Wednesday, November 30, 2016

Director Bill Condon reveals new details about the film's setting, castle staff & more

In a new interview with Fandango, Beauty and the Beast director Bill Condon revealed new details about the upcoming film, including the film's setting and a cozy relationship between a pair of enchanted objects.
Fandango: What was your initial reaction when you were approached?

Bill Condon: It was just excitement, really, because I just loved the movie so much. There was a sense of making sure you could bring something to it that's new and also live up to in any way what was so great about the original. But again, it's a totally different medium. It has been translated once onto the stage, and this felt like another version of that. By not being animated, it has to change in a basic way and contain human behavior we can recognize.

Fandango: You also used CGI and set it in a practical location.

Condon: From the very beginning, I worked with Sarah Greenwood, the designer, and we decided to set in the time and place it was written, in the South of France in the 1740s. It wasn't in some mystical kingdom far away. It wasn't in a fairy-tale kingdom or anything like that.

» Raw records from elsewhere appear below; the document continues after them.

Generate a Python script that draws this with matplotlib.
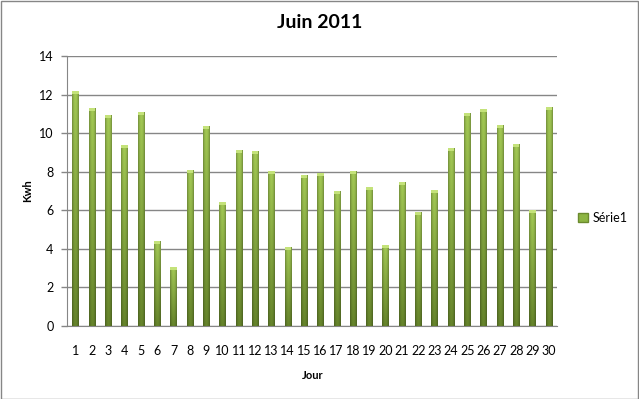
import matplotlib
matplotlib.use('Agg')
import matplotlib.pyplot as plt
import numpy as np
from matplotlib.patches import Rectangle

plt.rcParams['font.family'] = ['Lato', 'DejaVu Sans']

jours = list(range(1, 31))
kwh = [12.17, 11.28, 10.92, 9.37, 11.08, 4.39, 3.04, 8.07, 10.35, 6.41,
       9.11, 9.06, 8.02, 4.08, 7.81, 7.92, 6.98, 8.02, 7.19, 4.18,
       7.45, 5.89, 7.03, 9.21, 11.03, 11.23, 10.40, 9.42, 6.00, 11.34]
y_ticks = [0, 2, 4, 6, 8, 10, 12, 14]
titre = 'Juin 2011'
serie = 'Série1'


def bar_gradient():
    # light at top, darker at bottom, darker on the sides
    v = np.linspace(0, 1, 60)[:, None]
    u = np.linspace(-1, 1, 20)[None, :]
    top = np.array([0.64, 0.79, 0.33])
    bot = np.array([0.40, 0.52, 0.17])
    col = top * (1 - v[..., None]) + bot * v[..., None]
    side = 1 - 0.28 * np.abs(u[..., None]) ** 2
    return np.clip(col * side, 0, 1)


fig = plt.figure(figsize=(6.39, 3.99), dpi=100)
ax = fig.add_axes([0.1056, 0.183, 0.766, 0.6766])

bars = ax.bar(jours, kwh, width=0.39, color='#8db543', edgecolor='none',
              label=serie, zorder=3)
grad = bar_gradient()
for b in bars:
    x0 = b.get_x()
    im = ax.imshow(grad, extent=[x0, x0 + b.get_width(), 0, b.get_height()],
                   aspect='auto', zorder=4, interpolation='bilinear')
    im.set_clip_path(b)
    ax.add_patch(Rectangle((x0, b.get_height() - 0.12), b.get_width(), 0.12,
                           color='#c4e27a', zorder=5, lw=0))

ax.set_xlim(0.5, 30.5)
ax.set_ylim(0, 14)
ax.set_yticks(y_ticks)
ax.set_xticks(jours)
ax.tick_params(axis='x', length=0, pad=14, labelsize=9)
ax.tick_params(axis='y', length=4, width=1, color='#868686', labelsize=9, pad=6)
ax.yaxis.grid(True, color='#868686', lw=1, zorder=1)
ax.set_axisbelow(True)
for s in ['top', 'right']:
    ax.spines[s].set_visible(False)
for s in ['left', 'bottom']:
    ax.spines[s].set_color('#868686')

ax.set_xlabel('Jour', fontsize=8, fontweight='bold', labelpad=9)
ax.set_ylabel('Kwh', fontsize=8, fontweight='bold', labelpad=4)
fig.suptitle(titre, fontsize=14, fontweight='bold', y=0.965)

leg = ax.legend(loc='center left', bbox_to_anchor=(1.02, 0.4), frameon=False,
                fontsize=9, handlelength=0.8, handleheight=0.8, handletextpad=0.4)
leg.legend_handles[0].set_facecolor('#8db543')
leg.legend_handles[0].set_edgecolor('#6b8a2e')

fig.patches.append(Rectangle((0.001, 0.001), 0.997, 0.997, transform=fig.transFigure,
                             fill=False, edgecolor='#868686', lw=1))

fig.savefig('out.png', dpi=100)
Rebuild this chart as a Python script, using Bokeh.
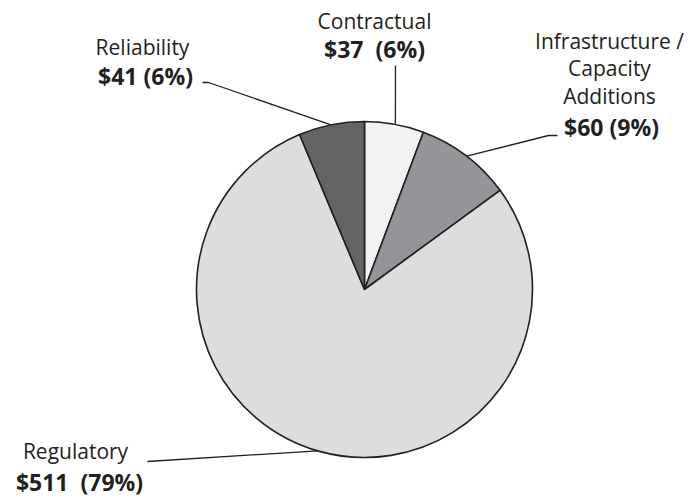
import math

from bokeh.core.properties import value
from bokeh.embed import file_html
from bokeh.models import ColumnDataSource, Range1d
from bokeh.plotting import figure
from bokeh.resources import INLINE

# Spending by category, $ millions
categories = ["Contractual", "Infrastructure / Capacity Additions", "Regulatory", "Reliability"]
amounts = [37, 60, 511, 41]
fills = ["#f1f2f3", "#939598", "#dcdddf", "#636466"]
name_lines = [["Contractual"], ["Infrastructure /", "Capacity", "Additions"], ["Regulatory"], ["Reliability"]]
value_gaps = [2, 1, 2, 1]

W, H = 688, 498
FONT = "Open Sans"
INK = "#231f20"

total = sum(amounts)
shares = [a / total for a in amounts]
NBSP = "\u00a0"
pct_labels = [f"${a}{NBSP * g}({round(s * 100)}%)" for a, s, g in zip(amounts, shares, value_gaps)]

# Pie geometry in page pixels (y measured from the top)
cx, cy, r = 364, 289, 168


def fy(y):
    return H - y


# Clockwise from 12 o'clock
starts, ends = [], []
acc = 0.0
for s in shares:
    ends.append(math.pi / 2 - acc * 2 * math.pi)
    acc += s
    starts.append(math.pi / 2 - acc * 2 * math.pi)

p = figure(width=W, height=H, output_backend="svg", toolbar_location=None,
           x_range=Range1d(0, W), y_range=Range1d(0, H), min_border=0,
           background_fill_color="white", border_fill_color="white")
p.axis.visible = False
p.grid.visible = False
p.outline_line_color = None

src = ColumnDataSource(dict(x=[cx] * 4, y=[fy(cy)] * 4, start=starts, end=ends,
                            fill=fills, cat=categories))
p.wedge(x="x", y="y", radius=r, start_angle="start", end_angle="end",
        direction="anticlock", fill_color="fill", line_color=INK, line_width=1.6,
        source=src)


def edge(angle_deg_from_top):
    a = math.radians(angle_deg_from_top)
    return cx + r * math.sin(a), cy - r * math.cos(a)


# Leader lines: label end -> point on the pie rim
leaders = [
    [(395, 65), edge(10.6)],
    [(557, 135), (548, 135), edge(37.5)],
    [(147, 461), edge(196.2)],
    [(202, 82), (208, 82), edge(348.5)],
]
for pts in leaders:
    p.line([q[0] for q in pts], [fy(q[1]) for q in pts], line_color=INK, line_width=1.3)

# Label blocks: centre x and vertical centre of each line
name_pos = [(374, [20.5]), (609, [40, 67.5, 95.5]), (75, [450]), (142, [46.5])]
value_pos = [(374, 48), (611, 126), (79, 481.5), (145, 75)]

nx, ny, nt = [], [], []
for (lx, ys), names in zip(name_pos, name_lines):
    for yy, t in zip(ys, names):
        nx.append(lx)
        ny.append(fy(yy))
        nt.append(t)
vx = [q[0] for q in value_pos]
vy = [fy(q[1]) for q in value_pos]

p.text(x=nx, y=ny, text=nt, text_font=value(FONT), text_font_size="21px",
       text_color=INK, text_align="center", text_baseline="middle")
p.text(x=vx, y=vy, text=pct_labels, text_font=value(FONT), text_font_size="23px",
       text_font_style="bold", text_color=INK, text_align="center",
       text_baseline="middle")

open("out.html", "w").write(file_html(p, INLINE))
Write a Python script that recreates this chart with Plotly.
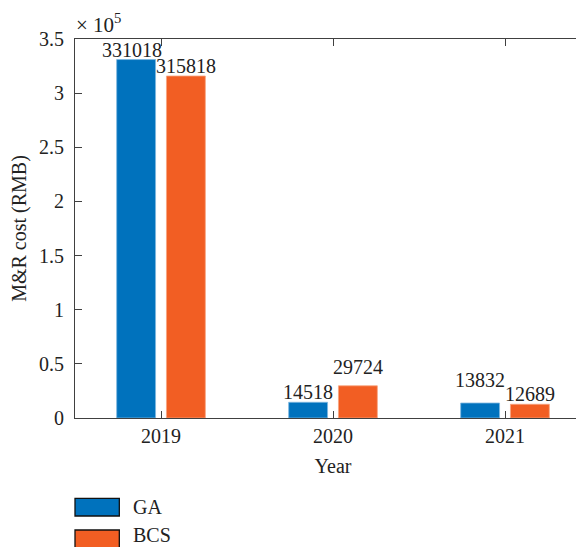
import plotly.graph_objects as go

years = ["2019", "2020", "2021"]
ga = [331018, 14518, 13832]
bcs = [315818, 29724, 12689]
series_names = ["GA", "BCS"]
ytick_vals = [0, 50000, 100000, 150000, 200000, 250000, 300000, 350000]
ytick_text = ["0", "0.5", "1", "1.5", "2", "2.5", "3", "3.5"]

colors = ["#0072BD", "#F25E23"]
edge = ["#7FB8E0", "#F7A47F"]
FONT = "Liberation Serif, Times New Roman, serif"
FS = 20
TXT = "#222222"

bargap = 0.421
bargroupgap = 0.219
slot = (1 - bargap) / 2

# label style shifts (pixels)
ga_shift = [(-4, 0), (0, 0), (0, 13)]
bcs_shift = [(0, 0), (0, 9), (0, 0)]

xs = list(range(len(years)))

fig = go.Figure()
for name, vals, c, e in zip(series_names, [ga, bcs], colors, edge):
    fig.add_trace(go.Bar(x=xs, y=vals, name=name, showlegend=False,
                         marker=dict(color=c, line=dict(color=e, width=0.8))))

annotations = []
for si, (vals, shifts) in enumerate(zip([ga, bcs], [ga_shift, bcs_shift])):
    off = (si - 0.5) * slot
    for i, v in enumerate(vals):
        annotations.append(dict(x=xs[i] + off, y=v, xref="x", yref="y",
                                text=str(v), showarrow=False, yanchor="bottom",
                                xanchor="center", xshift=shifts[i][0],
                                yshift=shifts[i][1] - 3,
                                font=dict(family=FONT, size=FS, color=TXT)))
annotations.append(dict(x=0, y=1, xref="paper", yref="paper", xanchor="left",
                        yanchor="bottom", text="× 10<sup>5</sup>", showarrow=False,
                        xshift=0, yshift=1, borderpad=0,
                        font=dict(family=FONT, size=21, color=TXT)))

# legend (drawn as key boxes + labels below the axes)
legend_rows = [(-0.2119, -0.2586), (-0.2955, -0.343)]
label_shift = [0, 4]
shapes = []
for (top, bot), c, name, ls in zip(legend_rows, colors, series_names, label_shift):
    shapes.append(dict(type="rect", xref="paper", yref="paper",
                       x0=0, x1=0.0859, y0=bot, y1=top,
                       fillcolor=c, line=dict(color="#111111", width=1.3)))
    annotations.append(dict(x=0.108, y=(top + bot) / 2, xref="paper", yref="paper",
                            xanchor="left", yanchor="middle", text=name,
                            showarrow=False, yshift=ls,
                            font=dict(family=FONT, size=FS, color=TXT)))

fig.update_layout(
    width=584, height=547,
    margin=dict(l=67, r=1, t=31, b=137),
    paper_bgcolor="white", plot_bgcolor="white",
    barmode="group", bargap=bargap, bargroupgap=bargroupgap,
    font=dict(family=FONT, size=FS, color=TXT),
    annotations=annotations,
    shapes=shapes,
    showlegend=False,
    xaxis=dict(range=[-0.5, 2.5], tickvals=xs, ticktext=years,
               showline=True, linecolor="#404040", linewidth=1, mirror="ticks",
               ticks="inside", ticklen=7, tickcolor="#404040",
               showgrid=False, zeroline=False,
               title=dict(text="Year", standoff=12, font=dict(family=FONT, size=FS))),
    yaxis=dict(range=[0, 350000], tickvals=ytick_vals, ticktext=ytick_text,
               showline=True, linecolor="#404040", linewidth=1, mirror="ticks",
               ticks="inside", ticklen=7, tickcolor="#404040",
               showgrid=False, zeroline=False, ticklabelstandoff=6,
               title=dict(text="M&R cost (RMB)", standoff=14, font=dict(family=FONT, size=FS))),
)

fig.write_html("out.html")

Once we had that reality, once we knew that, it informed everything, especially in the design of the household staff objects. We started to look at clocks and candlesticks from the period and imagined faces in them. And we started to imagine how they could be anthropomorphized. The penny would drop on one of them and it was like, “Oh wow, that could work there.” Then suddenly the whole thing would come to life.

Fandango: Are we going to exclaim, “Wow, Emma Watson can really sing!”

Condon: Yes! She sort of had to and wanted to prove she could do it. She had always loved singing, but in those years of doing Harry Potter she hadn't done it. She got her voice back in shape, took lessons and then there it was! This beautiful, sweet, pure sound that she has. It is interesting.

We don't usually think about movie stars being able to sing, and then they do it. Some people's voices just reveal something about themselves and seem like the essence of them. Emma is one of those people, there's a natural connection from the way that she speaks and the way she sings.

Fandango: The other casting also seems so spot-on, like Dan Stevens, Ewan McGregor, Ian McKellen...

Condon: Yeah, [Dan] has this really big voice, who knew? He is the Beast! And this is the first time Ian [as Cogsworth] has ever sung in a movie. To watch him sing and dance and be funny was amazing. In real life, people know how funny he is, but to let him be so shamelessly out there, it was really fun to watch.

Fandango: There is also a new character added to the household staff, right?

Condon: Yes, the harpsichord played by Stanley Tucci, who is married to the wardrobe, the opera singer. It seemed odd not to have a big musical instrument in there given the context, and he actually became a pretty big part.

Fandango: Can you talk about the three new songs added to the movie?

Condon: We keep all the songs from the original film, but in this translation, we expanded upon how Belle and the Beast become who they are when we meet them. Two of the new songs connect to that new material. “Days in the Sun,” in particular, is sung by Belle and has more to do with the household staff and how they see the future when the curse is lifted. But it's also as a song the Beast's mother sang to him when he was a boy. So it sort of comes full circle.

Finally, there's the song [“For Evermore”] the Beast sings as at a crucial dramatic point at the end of the movie. They always say you should only ever sing when speaking isn't enough. When you can't help but sing. And that's what the song is, a cry of pain. I think that's a really big, 11-o'clock cinematic number.

Fandango: Do you think one of those songs, like “Days in the Sun,” might be an Oscar contender?

Condon: Oh, God knows. It's up to them.

Fandango: How was Alan Menken to work with?

Condon: What really amazed me was, he has revisited something that he hasn't touched in 20 years, but is still in touch with what this story is emotionally. He writes these new songs that fit in so seamlessly into the fabric of the story. If you're a 10 year old and don't know the original movie, I don't think you'd be able to tell the difference.

Fandango: You, too, have an amazing ability to bring musicals to the big screen. What is it about the medium you love so much?

Condon: I think at it's best it has to give the audience the right feels, but man, when you have a story you're engaged in and an emotion that you're feeling that gets expressed in song, I think it just lifts you to a level that is hard for other movies to reach. Your action movies can do it in their own way, with the explosions and dazzle and all that, but there's nothing like someone letting loose in the joy of expressing themselves.